Open communication with trusted adults helps young people develop responsible, positive attitudes and behaviors about sexuality. Research indicates teens are more likely to postpone initiation of sexual intercourse when they have discussed sexuality with their parents.

Moreover, teens who decide to become sexually active are more likely to use protection when their parents have discussed sexuality with them - and by age 18, more than 60 percent of young people are sexually active.

Sexuality is part of being human, as much and as normal a part of us as breathing and our gender. Young people get messages about sexuality everywhere they turn, from music videos and books, television, advertising and their friends.

Sex sells everything from athletic shoes to cars. Yet few of these subtle and not-so-subtle uses of sex convey positive values. Instead, they seem to promote thoughtless violence, sexual risk-taking and exploitation of others.

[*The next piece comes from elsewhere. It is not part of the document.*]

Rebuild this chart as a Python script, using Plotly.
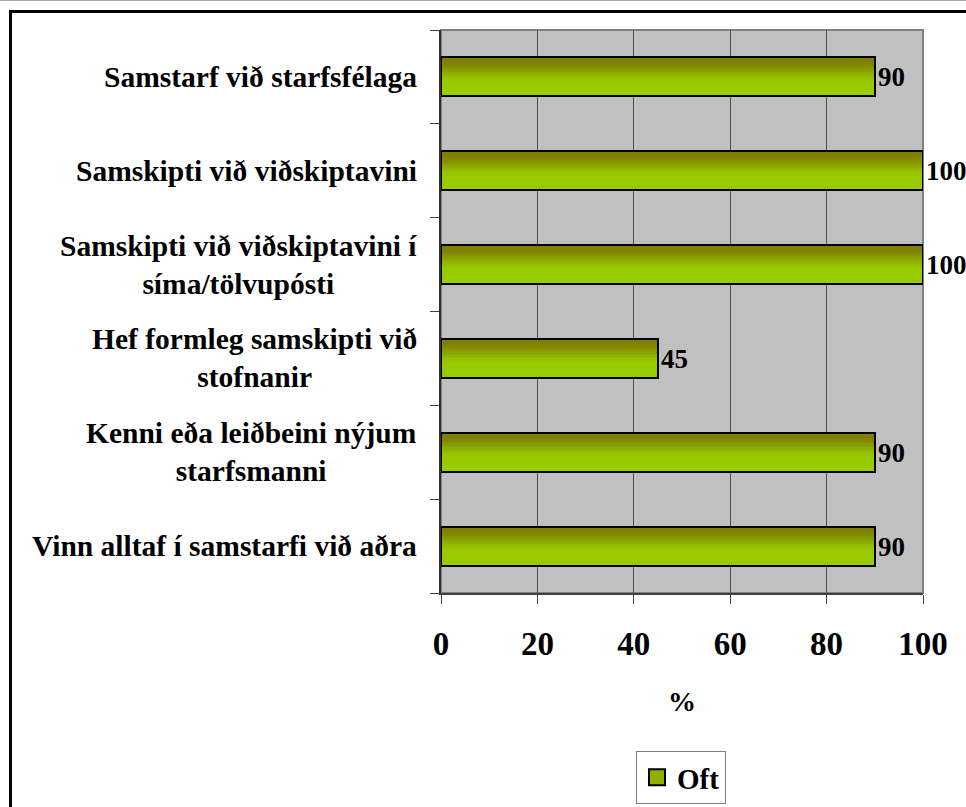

Where are young people to learn about values such as responsible behavior, concern for the well-being of others and caring about themselves? One very effective source is parents, of course.

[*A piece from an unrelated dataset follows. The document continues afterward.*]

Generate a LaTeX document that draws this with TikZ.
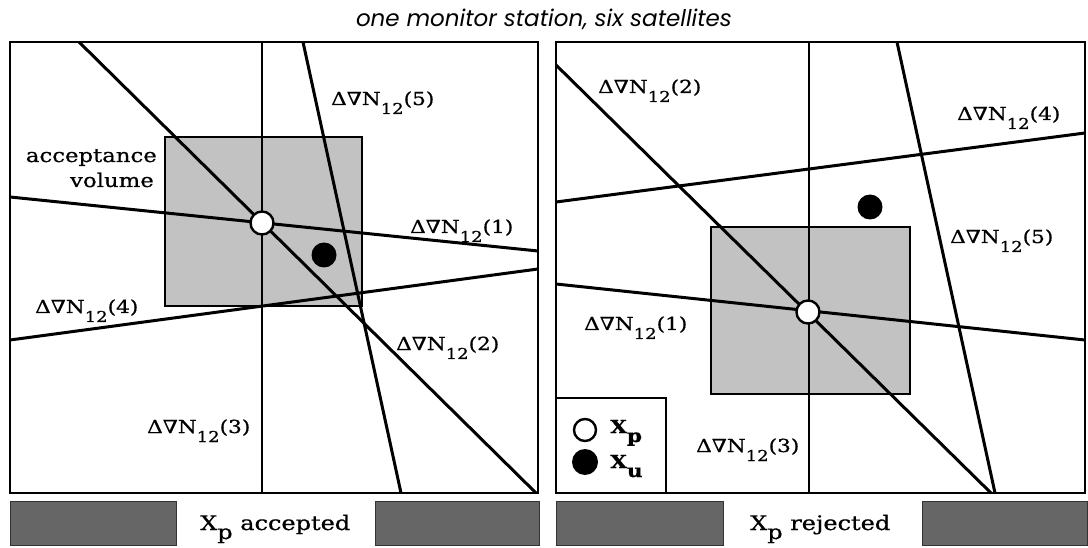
\documentclass[tikz,border=0pt]{standalone}
\usepackage{fontspec}
\setmainfont{DejaVu Serif}[FakeStretch=1.2, FakeBold=0.7]
\newfontfamily\titlefont{Poppins}
\newcommand\dvn[1]{Δ∇N\raisebox{-9pt}{\fontsize{15}{15}\selectfont 12}(#1)}
\newcommand\lsub[2]{#1\raisebox{-9pt}{#2}}
\tikzset{
  frame/.style={draw=black, line width=2.4pt, fill=white},
  vol/.style={draw=black, line width=2.4pt, fill=black!24},
  bar/.style={draw=black!80, line width=0.8pt, fill=black!60},
  thickline/.style={line width=3pt},
  thinline/.style={line width=2pt},
  lbl/.style={anchor=base west, inner sep=0pt, font=\fontsize{18}{20}\selectfont},
  openpt/.style={circle, draw=black, line width=2.4pt, fill=white, minimum size=23pt, inner sep=0pt},
  fullpt/.style={circle, fill=black, minimum size=25pt, inner sep=0pt},
  bigtxt/.style={anchor=base west, inner sep=0pt, font=\fontsize{20}{22}\selectfont},
}
\begin{document}
\begin{tikzpicture}[x=1pt,y=-1pt]
\useasboundingbox (0,0) rectangle (1088,548);
% title
\node[anchor=base, inner sep=0pt, font=\titlefont\itshape\fontsize{23}{25}\selectfont] (title) at (544,27) {one monitor station, six satellites};

% ---------- left panel ----------
\draw[frame] (10,42) rectangle (538,493);
\draw[vol] (165,137) rectangle (362,306);
\coordinate (a1) at (10,197);  \coordinate (b1) at (538,251);
\coordinate (a2) at (79,42);   \coordinate (b2) at (536,493);
\coordinate (a3) at (262,42);  \coordinate (b3) at (262,493);
\coordinate (a4) at (10,340);  \coordinate (b4) at (538,269);
\coordinate (a5) at (303,42);  \coordinate (b5) at (401,493);
\draw[thickline] (a1) -- (b1);
\draw[thickline] (a2) -- (b2);
\draw[thinline] (a3) -- (b3);
\draw[thickline] (a4) -- (b4);
\draw[thickline] (a5) -- (b5);
\node[openpt] (xpL) at (262,223) {};
\node[fullpt] (xuL) at (324,255) {};
\node[lbl] (l5) at (331,105) {\dvn{5}};
\node[lbl] (l1) at (410,233) {\dvn{1}};
\node[lbl] (l4) at (35,313) {\dvn{4}};
\node[lbl] (l2) at (396,350) {\dvn{2}};
\node[lbl] (l3) at (147,433) {\dvn{3}};
\node[anchor=base east, inner sep=0pt, font=\fontsize{19}{21}\selectfont] (acc) at (157,162) {acceptance};
\node[anchor=base east, inner sep=0pt, font=\fontsize{19}{21}\selectfont] (volu) at (154,187) {volume};
\draw[bar] (10,501) rectangle (176,545);
\draw[bar] (375,501) rectangle (539,545);
\node[bigtxt] (accepted) at (200,530) {\lsub{X}{p} accepted};

% ---------- right panel ----------
\draw[frame] (556,42) rectangle (1085,493);
\draw[vol] (711,227) rectangle (910,394);
\coordinate (c1) at (556,284);  \coordinate (d1) at (1085,340);
\coordinate (c2) at (556,65);   \coordinate (d2) at (991,493);
\coordinate (c3) at (809,42);   \coordinate (d3) at (809,493);
\coordinate (c4) at (556,202);  \coordinate (d4) at (1085,133);
\coordinate (c5) at (897,42);   \coordinate (d5) at (995,493);
\draw[thickline] (c1) -- (d1);
\draw[thickline] (c2) -- (d2);
\draw[thinline] (c3) -- (d3);
\draw[thickline] (c4) -- (d4);
\draw[thickline] (c5) -- (d5);
\node[openpt] (xpR) at (808,312) {};
\node[fullpt] (xuR) at (870,207) {};
\node[lbl] (r2) at (598,93) {\dvn{2}};
\node[lbl] (r4) at (957,120) {\dvn{4}};
\node[lbl] (r5) at (950,243) {\dvn{5}};
\node[lbl] (r1) at (584,330) {\dvn{1}};
\node[lbl] (r3) at (696,452) {\dvn{3}};
% legend
\draw[line width=2.4pt, fill=white] (556,398) rectangle (666,493);
\node[openpt, minimum size=22pt] (legp) at (585,430) {};
\node[fullpt, minimum size=26pt] (legu) at (585,462) {};
\node[lbl, font=\bfseries\fontsize{18}{20}\selectfont] (legpt) at (610,433) {\lsub{X}{p}};
\node[lbl, font=\bfseries\fontsize{18}{20}\selectfont] (legut) at (610,468) {\lsub{X}{u}};
\draw[bar] (556,501) rectangle (723,545);
\draw[bar] (922,501) rectangle (1087,545);
\node[bigtxt] (rejected) at (750,530) {\lsub{X}{p} rejected};
\end{tikzpicture}
\end{document}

Many children prefer to learn about sexuality from their parents. Parents are frequently worried and uncomfortable about initiating such discussions. They fear discussing sexuality will encourage young people to be sexually active or are anxious about the appropriate amount and type of information to share.

The good news is that research has shown sexuality and HIV education do not cause young people to have sex earlier or more often. In short, telling your kids about sex will not encourage them to have sex.

In fact, studies have shown sexuality and HIV education programs in schools increase the level of communication between parents and their high school students on the subjects of abstinence and contraception. At the same time, a recent study of New York high schools shows making condoms available did not increase sexual activity but did improve condom use among sexually active teens.

Parents can do much to support their young people. Fathers need to make a special effort to talk with their sons about sex. Currently, mother-daughter communication is likely to include more information on sexual health issues than is father-son communication.

Father-daughter communication about sexuality, while infrequent, still exceeds father-son communication on the same issues. Young men must not be left out. Fathers can take more responsibility for providing information and values to their sons.

Parents need support, information and encouragement to become effective sexuality educators of their own children. Faith communities, media, businesses, schools and community organizations can provide activities, resources and information to help parents and guardians prepare today’s young people to become healthy adults and the parents of tomorrow’s children.